- Stated problem
Repeat exactly the lines between and including those that contain "Convert this chart" and "const ref = useRef<HTMLDivElement>(null);". Output no other line.

Stored items:
* * * * * * * * *

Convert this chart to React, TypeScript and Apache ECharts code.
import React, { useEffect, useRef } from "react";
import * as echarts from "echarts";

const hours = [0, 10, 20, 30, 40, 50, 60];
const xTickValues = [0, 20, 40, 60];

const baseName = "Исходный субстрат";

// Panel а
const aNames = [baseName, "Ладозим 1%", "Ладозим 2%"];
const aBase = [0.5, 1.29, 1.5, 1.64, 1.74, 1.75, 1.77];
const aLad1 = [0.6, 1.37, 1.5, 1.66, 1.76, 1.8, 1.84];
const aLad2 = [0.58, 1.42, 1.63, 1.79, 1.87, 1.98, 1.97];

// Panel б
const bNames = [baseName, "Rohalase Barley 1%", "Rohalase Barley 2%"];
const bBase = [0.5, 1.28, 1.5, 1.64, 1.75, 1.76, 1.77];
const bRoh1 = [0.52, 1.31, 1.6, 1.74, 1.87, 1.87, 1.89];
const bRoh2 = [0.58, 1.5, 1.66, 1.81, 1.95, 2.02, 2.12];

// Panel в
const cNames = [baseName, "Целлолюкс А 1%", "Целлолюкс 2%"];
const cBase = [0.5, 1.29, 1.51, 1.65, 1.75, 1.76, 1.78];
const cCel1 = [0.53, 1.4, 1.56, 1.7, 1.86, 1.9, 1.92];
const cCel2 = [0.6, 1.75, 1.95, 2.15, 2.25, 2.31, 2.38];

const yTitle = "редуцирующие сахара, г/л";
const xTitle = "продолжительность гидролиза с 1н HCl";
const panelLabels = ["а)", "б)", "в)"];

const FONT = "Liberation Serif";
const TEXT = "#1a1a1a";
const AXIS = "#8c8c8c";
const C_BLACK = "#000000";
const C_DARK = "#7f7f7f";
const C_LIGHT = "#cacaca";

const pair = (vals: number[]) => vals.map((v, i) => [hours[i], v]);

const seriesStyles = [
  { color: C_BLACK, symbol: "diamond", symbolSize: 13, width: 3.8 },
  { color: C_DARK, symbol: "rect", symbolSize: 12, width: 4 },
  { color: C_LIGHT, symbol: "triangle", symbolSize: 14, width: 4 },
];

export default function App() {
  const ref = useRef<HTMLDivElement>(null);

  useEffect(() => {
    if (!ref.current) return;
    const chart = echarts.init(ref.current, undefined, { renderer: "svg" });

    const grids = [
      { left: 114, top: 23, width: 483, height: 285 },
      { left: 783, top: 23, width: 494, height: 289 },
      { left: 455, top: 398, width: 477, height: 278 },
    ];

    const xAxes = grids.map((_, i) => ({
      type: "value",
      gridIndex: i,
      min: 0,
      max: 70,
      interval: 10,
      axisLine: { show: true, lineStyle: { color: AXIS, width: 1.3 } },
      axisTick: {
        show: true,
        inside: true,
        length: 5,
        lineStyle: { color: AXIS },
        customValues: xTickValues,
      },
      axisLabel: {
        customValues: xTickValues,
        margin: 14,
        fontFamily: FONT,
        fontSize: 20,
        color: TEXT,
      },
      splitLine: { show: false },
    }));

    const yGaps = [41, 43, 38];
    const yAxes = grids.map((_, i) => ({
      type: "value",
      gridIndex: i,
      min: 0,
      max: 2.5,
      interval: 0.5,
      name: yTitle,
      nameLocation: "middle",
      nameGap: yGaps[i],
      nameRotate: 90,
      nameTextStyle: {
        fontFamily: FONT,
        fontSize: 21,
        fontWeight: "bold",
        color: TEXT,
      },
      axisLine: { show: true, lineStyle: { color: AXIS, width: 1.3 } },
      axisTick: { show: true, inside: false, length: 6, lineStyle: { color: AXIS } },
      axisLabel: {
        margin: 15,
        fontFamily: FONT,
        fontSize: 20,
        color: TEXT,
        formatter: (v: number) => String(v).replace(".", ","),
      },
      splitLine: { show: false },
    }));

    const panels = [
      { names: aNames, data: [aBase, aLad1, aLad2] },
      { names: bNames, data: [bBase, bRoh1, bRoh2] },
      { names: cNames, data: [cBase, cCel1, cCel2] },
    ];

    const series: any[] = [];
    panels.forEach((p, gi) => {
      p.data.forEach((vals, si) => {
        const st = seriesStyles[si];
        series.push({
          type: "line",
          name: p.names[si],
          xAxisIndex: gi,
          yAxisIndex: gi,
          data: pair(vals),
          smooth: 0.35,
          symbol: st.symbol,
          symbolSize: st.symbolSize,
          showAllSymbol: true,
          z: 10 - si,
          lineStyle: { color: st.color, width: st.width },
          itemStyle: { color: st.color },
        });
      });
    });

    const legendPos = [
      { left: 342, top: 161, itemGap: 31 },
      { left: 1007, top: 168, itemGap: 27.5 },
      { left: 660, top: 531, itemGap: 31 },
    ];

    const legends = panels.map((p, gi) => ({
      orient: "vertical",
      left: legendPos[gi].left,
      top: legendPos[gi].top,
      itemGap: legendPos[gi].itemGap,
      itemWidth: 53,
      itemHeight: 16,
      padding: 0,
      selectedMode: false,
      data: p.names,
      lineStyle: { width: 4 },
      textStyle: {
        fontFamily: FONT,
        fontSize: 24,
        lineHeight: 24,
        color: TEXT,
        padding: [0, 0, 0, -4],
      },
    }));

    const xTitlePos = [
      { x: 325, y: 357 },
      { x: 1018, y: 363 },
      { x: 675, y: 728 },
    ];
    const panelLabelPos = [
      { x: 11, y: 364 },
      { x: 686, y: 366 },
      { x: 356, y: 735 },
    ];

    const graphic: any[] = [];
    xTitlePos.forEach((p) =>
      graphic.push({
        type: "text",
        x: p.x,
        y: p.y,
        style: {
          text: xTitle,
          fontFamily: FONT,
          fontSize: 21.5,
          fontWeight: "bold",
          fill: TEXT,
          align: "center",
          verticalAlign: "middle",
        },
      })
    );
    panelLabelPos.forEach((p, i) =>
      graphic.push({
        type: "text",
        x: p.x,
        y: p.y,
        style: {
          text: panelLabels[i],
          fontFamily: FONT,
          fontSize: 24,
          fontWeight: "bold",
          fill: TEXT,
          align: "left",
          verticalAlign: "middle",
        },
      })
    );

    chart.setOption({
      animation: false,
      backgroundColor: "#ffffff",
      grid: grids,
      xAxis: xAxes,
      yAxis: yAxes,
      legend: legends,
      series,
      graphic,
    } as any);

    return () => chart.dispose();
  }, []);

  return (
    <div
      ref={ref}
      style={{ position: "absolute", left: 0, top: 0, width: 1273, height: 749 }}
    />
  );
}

* * * * * * * * *

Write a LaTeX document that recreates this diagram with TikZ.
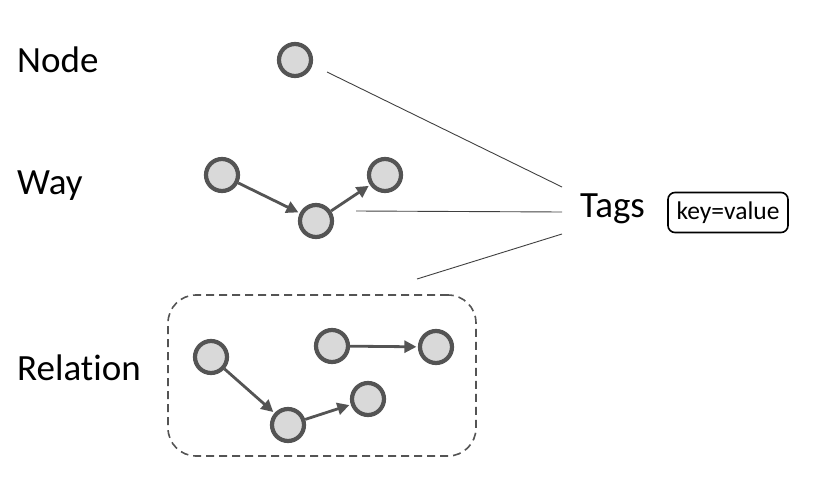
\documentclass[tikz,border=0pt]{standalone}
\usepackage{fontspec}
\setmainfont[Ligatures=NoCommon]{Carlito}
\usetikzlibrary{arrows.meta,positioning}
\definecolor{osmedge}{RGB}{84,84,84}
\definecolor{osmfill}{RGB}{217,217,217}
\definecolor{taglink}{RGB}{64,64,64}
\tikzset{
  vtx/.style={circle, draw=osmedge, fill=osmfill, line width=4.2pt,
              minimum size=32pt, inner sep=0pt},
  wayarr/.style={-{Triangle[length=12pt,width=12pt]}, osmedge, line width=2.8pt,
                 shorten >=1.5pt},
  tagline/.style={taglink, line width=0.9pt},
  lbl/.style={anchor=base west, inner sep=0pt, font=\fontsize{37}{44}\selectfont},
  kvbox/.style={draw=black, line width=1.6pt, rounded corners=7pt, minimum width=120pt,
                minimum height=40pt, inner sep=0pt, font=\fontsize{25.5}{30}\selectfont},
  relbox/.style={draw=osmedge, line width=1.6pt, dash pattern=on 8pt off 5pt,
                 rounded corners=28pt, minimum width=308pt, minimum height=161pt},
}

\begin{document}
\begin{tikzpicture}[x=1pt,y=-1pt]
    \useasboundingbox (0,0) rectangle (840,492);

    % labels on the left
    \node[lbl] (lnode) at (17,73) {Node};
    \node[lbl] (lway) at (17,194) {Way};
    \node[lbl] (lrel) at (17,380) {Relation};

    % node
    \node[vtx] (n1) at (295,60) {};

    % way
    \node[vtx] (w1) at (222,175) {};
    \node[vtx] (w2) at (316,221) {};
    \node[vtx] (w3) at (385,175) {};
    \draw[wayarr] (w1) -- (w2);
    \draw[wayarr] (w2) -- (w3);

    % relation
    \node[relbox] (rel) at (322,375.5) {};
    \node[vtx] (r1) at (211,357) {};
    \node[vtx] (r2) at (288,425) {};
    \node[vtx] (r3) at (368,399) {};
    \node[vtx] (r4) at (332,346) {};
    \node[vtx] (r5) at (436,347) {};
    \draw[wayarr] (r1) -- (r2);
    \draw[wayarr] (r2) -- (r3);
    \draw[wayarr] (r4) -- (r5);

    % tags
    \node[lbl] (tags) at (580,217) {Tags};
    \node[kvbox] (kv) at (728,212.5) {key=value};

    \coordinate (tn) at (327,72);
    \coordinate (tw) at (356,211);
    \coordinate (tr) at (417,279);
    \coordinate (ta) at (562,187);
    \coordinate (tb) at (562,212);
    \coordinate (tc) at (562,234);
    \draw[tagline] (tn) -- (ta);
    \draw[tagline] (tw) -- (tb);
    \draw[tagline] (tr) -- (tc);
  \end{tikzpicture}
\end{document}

* * * * * * * * *

- Response to the task
Convert this chart to React, TypeScript and Apache ECharts code.
import React, { useEffect, useRef } from "react";
import * as echarts from "echarts";

const hours = [0, 10, 20, 30, 40, 50, 60];
const xTickValues = [0, 20, 40, 60];

const baseName = "Исходный субстрат";

// Panel а
const aNames = [baseName, "Ладозим 1%", "Ладозим 2%"];
const aBase = [0.5, 1.29, 1.5, 1.64, 1.74, 1.75, 1.77];
const aLad1 = [0.6, 1.37, 1.5, 1.66, 1.76, 1.8, 1.84];
const aLad2 = [0.58, 1.42, 1.63, 1.79, 1.87, 1.98, 1.97];

// Panel б
const bNames = [baseName, "Rohalase Barley 1%", "Rohalase Barley 2%"];
const bBase = [0.5, 1.28, 1.5, 1.64, 1.75, 1.76, 1.77];
const bRoh1 = [0.52, 1.31, 1.6, 1.74, 1.87, 1.87, 1.89];
const bRoh2 = [0.58, 1.5, 1.66, 1.81, 1.95, 2.02, 2.12];

// Panel в
const cNames = [baseName, "Целлолюкс А 1%", "Целлолюкс 2%"];
const cBase = [0.5, 1.29, 1.51, 1.65, 1.75, 1.76, 1.78];
const cCel1 = [0.53, 1.4, 1.56, 1.7, 1.86, 1.9, 1.92];
const cCel2 = [0.6, 1.75, 1.95, 2.15, 2.25, 2.31, 2.38];

const yTitle = "редуцирующие сахара, г/л";
const xTitle = "продолжительность гидролиза с 1н HCl";
const panelLabels = ["а)", "б)", "в)"];

const FONT = "Liberation Serif";
const TEXT = "#1a1a1a";
const AXIS = "#8c8c8c";
const C_BLACK = "#000000";
const C_DARK = "#7f7f7f";
const C_LIGHT = "#cacaca";

const pair = (vals: number[]) => vals.map((v, i) => [hours[i], v]);

const seriesStyles = [
  { color: C_BLACK, symbol: "diamond", symbolSize: 13, width: 3.8 },
  { color: C_DARK, symbol: "rect", symbolSize: 12, width: 4 },
  { color: C_LIGHT, symbol: "triangle", symbolSize: 14, width: 4 },
];

export default function App() {
  const ref = useRef<HTMLDivElement>(null);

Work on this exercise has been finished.